Using instance barrier inside fserver.init#12
Conversation
In my test, there are two machines, so one worker and one server, with a group size of 8. There is always a deadlock occurring on worker instance 0. This happens because during fserver init, both the worker and the server execute a barrier, but this barrier is not at the instance level. Therefore, in my scenario, as soon as any two instances (either server or worker) reach the barrier, those two instances can proceed further. I think this behavior is not reasonable.
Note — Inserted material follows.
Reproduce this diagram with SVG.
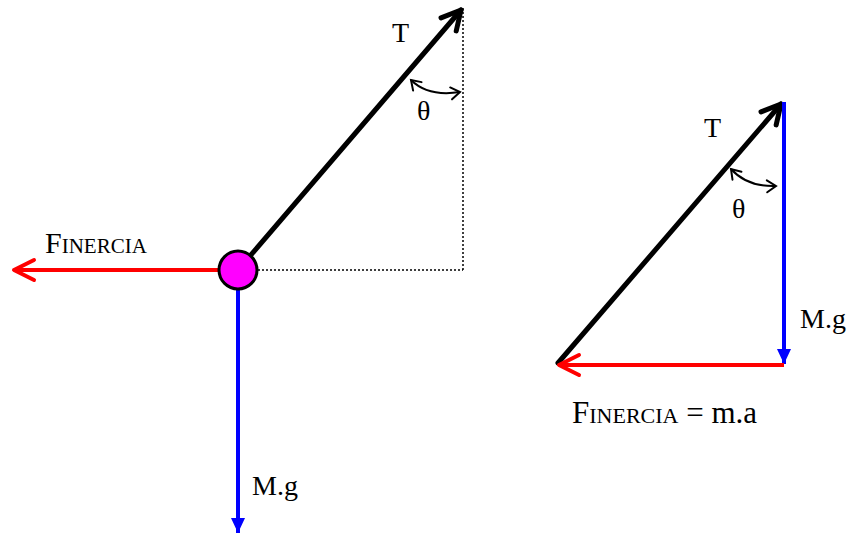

The cause of the deadlock lies in tests/benchmark/bmk_comm_latency_multiserver.py, where all workers also call f.barrier(True, True), which may lead to the following situation. * worker1-barrier-req * server1-barrier-req * worker1-barrier-done * server1-barrier-done * worker2-barrier-req * server2-barrier-req * worker2-barrier-done * server2-barrier-done * worker3-barrier-req * server3-barrier-req * worker3-barrier-done * server3-barrier-done * worker4-barrier-req * server4-barrier-req * worker4-barrier-done * server4-barrier-done * worker5-barrier-req * server5-barrier-req * worker5-barrier-done * server5-barrier-done * worker6-barrier-req * server6-barrier-req * worker6-barrier-done * server6-barrier-done * worker7-barrier-req * server7-barrier-req * worker7-barrier-done * server7-barrier-done * server0-barrier-req worker0 has not send the barrier req. so the server0 is waiting. Because the worker1-7 coimpleted the barrier inside fserver.init, then they goto the f.barrier(True, True) inside bmk_comm_latency_multiserver.py. * worker1-barrier-req * worker2-barrier-req * worker3-barrier-req * worker4-barrier-req * worker5-barrier-req * worker6-barrier-req * worker7-barrier-req So there are 8 barrier request and there are two groups, all the reqs meet the barrier condition. * server0-barrier-done * worker1-barrier-done * worker2-barrier-done * worker3-barrier-done * worker4-barrier-done * worker5-barrier-done * worker6-barrier-done * worker7-barrier-done Now the worker0 send the barrier req from fserver.init(), so the worker0 is hang. * worker0-barrier-req (wait.......) The issue here arises from the barrier call in the benchmark, which causes a conflict with the existing barrier. However, I believe the barrier in fserver.init should be at the instance level, rather than at the group level, as this would be safer and more reliable. Therefore, this patch changes the barrier in fserver.init to be instance-level. Signed-off-by: Xuan Zhuo <xuanzhuo@linux.alibaba.com>
Here we are calling barrier in the worker's context, so we should not set include_server true, because only workers will execute this code. Signed-off-by: Xuan Zhuo <xuanzhuo@linux.alibaba.com>
|
Hi, thanks for your testing. In our test, a global barrier is required for mult A/F test before data transfer. We do not use instance barrier as there are inner node collective communications in both A/F. It seems the barrier in this pr is instance-barrier -> worker group barrier. It is not equal to global barrier. If global barrier is faced with network problem(like rail optimized design), run inner node barrier for every node -> instance-barrier should work. We can't reproduce this issue in our testbed, but it seems the barrier code in server side is lost. |
|
What do you mean by "global barrier"? I feel that the current barrier functionality in stepmesh, if not relying on external collective communication operations, will have many issues when used. Adding an f.barrier in bmk_comm_latency_multiserver.py might indeed solve the problem. However, if a user simply wants to synchronize workers, that requirement is perfectly reasonable. My test only runs this script, which does not involve any collective communication. I'm not sure why, but in my environment, worker 0 is slower than the others when executing SetDevice in init(). You could try adding a sleep specifically for worker 0 here to test this. |
|
The global barrier means barrier among all servers and workers. |
…Add barrier in server side in bmk
|
@fengidri Thanks for you test, I've reproduce this bug. LGTM cc @zhouyu-sunny |
In my test, there are two machines, so one worker and one server, with a
group size of 8. There is always a deadlock occurring on worker instance
0. This happens because during fserver init, both the worker and the
server execute a barrier, but this barrier is not at the instance level.
Therefore, in my scenario, as soon as any two instances (either server
or worker) reach the barrier, those two instances can proceed further. I
think this behavior is not reasonable. The cause of the deadlock lies in
tests/benchmark/bmk_comm_latency_multiserver.py, where all workers also
call f.barrier(True, True), which may lead to the following situation.
The issue here arises from the barrier call in the benchmark, which
causes a conflict with the existing barrier. However, I believe the
barrier in fserver.init should be at the instance level, rather than at
the group level, as this would be safer and more reliable. Therefore,
this patch changes the barrier in fserver.init to be instance-level.